Sewer overflow and stormwater reuse: Municipalities and public entities are eligible for $50 million in storm water control and infrastructure. This includes green infrastructure investments and water re-use technologies.
Water infrastructure and workforce investment: Community based organizations and public works departments can use funds to align water and wastewater utility workforce recruitment efforts, training programs, retention efforts, and community resources.
The IIJA will “scale up existing, successful programs” to distribute the billions of dollars in water infrastructure financing. These programs include the Environmental Protection Agency’s Drinking Water State Revolving Fund and Water Infrastructure Finance and Innovation Act (WIFIA) loans to improve the quality of the nation’s drinking water and will be used to help modernize water infrastructure systems.
Rather than creating a new program, similar to what was done with the Low-Income Household Water Assistance Program (LIHWAP), these financing vehicles have been used for years. This will decrease the friction of distributing funds to water utilities and local municipalities and improve the efficiency in which capital can be deployed – allowing water utilities to focus on implementing these programs. Additionally, it gives the local stakeholders the ability to use the funding in a way that best fits their system’s needs to ensure safe drinking water and improve water quality infrastructure.

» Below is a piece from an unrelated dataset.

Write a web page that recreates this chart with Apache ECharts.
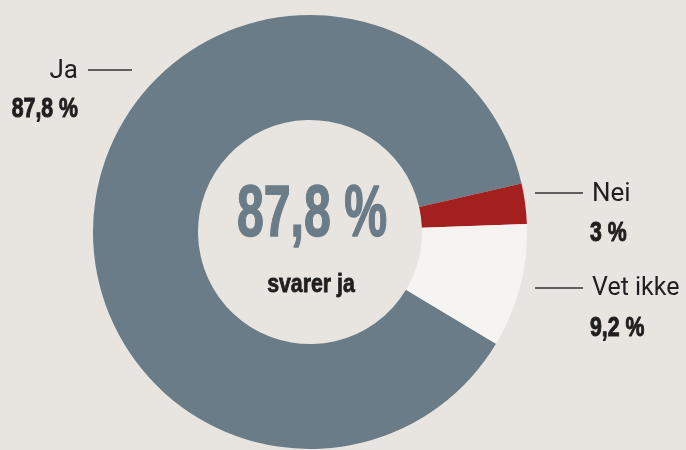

The EPA has started to release details on how these funds will be distributed through the SRFs and WIFIA programs. In 2022, more than $7 billion will be funneled through state funds with the EPA promoting a focus on providing resources to disadvantaged communities, lead-free water for all, the development of lead service inventories, and remediation of forever chemicals (PFAS). These funds will be provided either as grants/principal forgiveness loans or as low interest loans.
The WIFIA program also will provide innovative financing to support public health and environmental challenges. These loans will also focus on underserved communities, supporting projects that help protect infrastructure from extreme weather events, cybersecurity, green infrastructure, and water reuse. Along with the funds specifically from the IIJA, the EPA is encouraging communities to leverage the American Rescue Plan funds, base SRF funds, Water Infrastructure Finance and Innovation Act funds, as well as opportunities through the U.S. Department of Housing and Urban Development, the U.S. Department of Agriculture, state, and local resources.
Quality, maintained, and right-sized infrastructure enables utilities to deliver clean, affordable water to customers, unlocking public health and economic benefits in communities across the U.S. – especially in those that need it the most.
Utilities will need to efficiently and effectively mobilize their workforce to seize on the benefits of the influx of funding. This will also require prioritization of the highest value system improvements and allocation of resources to execute on projects.